Wendison / VQMIVC

Official implementation of VQMIVC: One-shot (any-to-any) Voice Conversion @ Interspeech 2021 + Online playing demo!
MIT License
340 stars 55 forks source link

Mel stats and Vocoder #32

Open winddori2002 opened 2 years ago

winddori2002 commented 2 years ago

Hi, I try to reproduce your paper and I encounter a problem with mel stats and vocoder. When I use your pre-trained vocoder and mel stats, I can notice the speech synthesis performance is quite good. However, when I run the preprocess code and get new mel stats, the speech synthesis performance degrades on the same pre-trained vocoder.
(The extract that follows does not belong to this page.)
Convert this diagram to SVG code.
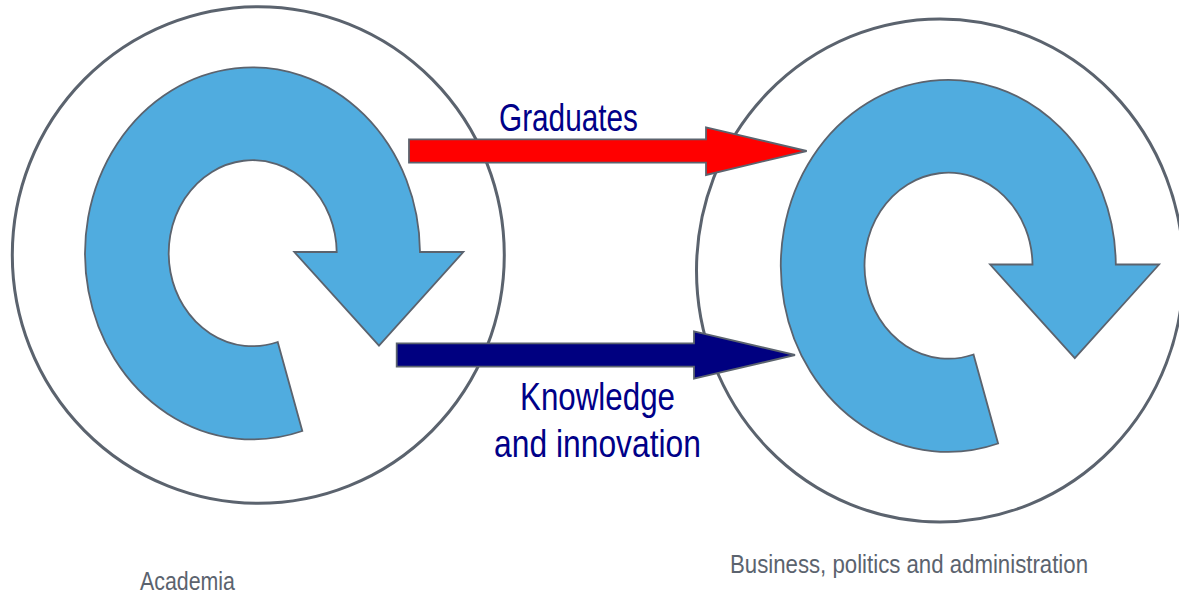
<svg xmlns="http://www.w3.org/2000/svg" width="1179" height="596" viewBox="0 0 1179 596">
  <defs>
    <style>
      .ring { fill: #ffffff; stroke: #5b636e; stroke-width: 3; }
      .loop { fill: #50acdf; stroke: #5b636e; stroke-width: 1.8; stroke-linejoin: miter; }
      .flow { stroke: #5b636e; stroke-width: 1.8; }
      .flowlabel { font-family: "Liberation Sans", "DejaVu Sans", sans-serif; font-size: 38px; fill: #000088; }
      .nodelabel { font-family: "Liberation Sans", "DejaVu Sans", sans-serif; font-size: 26px; fill: #5b636e; }
    </style>
    <path id="loopShape" d="M302.3,431 A167.5,186 0 1 1 420,252 L463.3,252 L379,345.7 L294.3,252 L336.7,252 A84,93 0 1 0 277.7,342 Z"/>
  </defs>
  <rect x="0" y="0" width="1179" height="596" fill="#ffffff"/>

  <g id="node-academia">
    <ellipse class="ring" cx="258.3" cy="255" rx="246" ry="248.3"/>
    <use href="#loopShape" class="loop"/>
    <text class="nodelabel" x="140" y="590" textLength="95" lengthAdjust="spacingAndGlyphs">Academia</text>
  </g>

  <g id="node-business">
    <ellipse class="ring" cx="940" cy="270.5" rx="243.5" ry="251.5"/>
    <use href="#loopShape" class="loop" transform="translate(695.8,12.5)"/>
    <text class="nodelabel" x="730" y="573" textLength="358" lengthAdjust="spacingAndGlyphs">Business, politics and administration</text>
  </g>

  <g id="connectors">
    <g id="edge-graduates">
      <path class="flow" fill="#ff0000" d="M409,139.3 H706 V127.3 L806.7,151 L706,175 V162.7 H409 Z"/>
      <text class="flowlabel" x="499" y="130.5" textLength="139" lengthAdjust="spacingAndGlyphs">Graduates</text>
    </g>
    <g id="edge-knowledge">
      <path class="flow" fill="#000080" d="M396.7,343.3 H694 V331.3 L795,355 L694,378.7 V366.7 H396.7 Z"/>
      <text class="flowlabel" x="520" y="409.5" textLength="155" lengthAdjust="spacingAndGlyphs">Knowledge</text>
      <text class="flowlabel" x="494" y="456.5" textLength="207" lengthAdjust="spacingAndGlyphs">and innovation</text>
    </g>
  </g>
</svg>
Thus, the questions are as below:

1.) I wonder if I get new mel stats, it is necessary to train the vocoder again. 2.) I wonder if you use mel stats from the preprocess code for vocoder input normalization.

Thank you

Wendison commented 2 years ago

Hi, based on my experience, using the same mel stats for vocoder and VC model leads to better voice quality, so for your questions: 1) I think that training a vocoder using the new mel stats could generate the speech with higher quality, or you can use my provided mel stats (from PWG vocoder trained by VCTK) to normalize mels for training the VC model. 2) the mels stats for vocoder input normalization is not from preprocess code, it is from the PWG repo for preprocessing mels.

winddori2002 commented 2 years ago

Thank you for answering! I understand and solve it.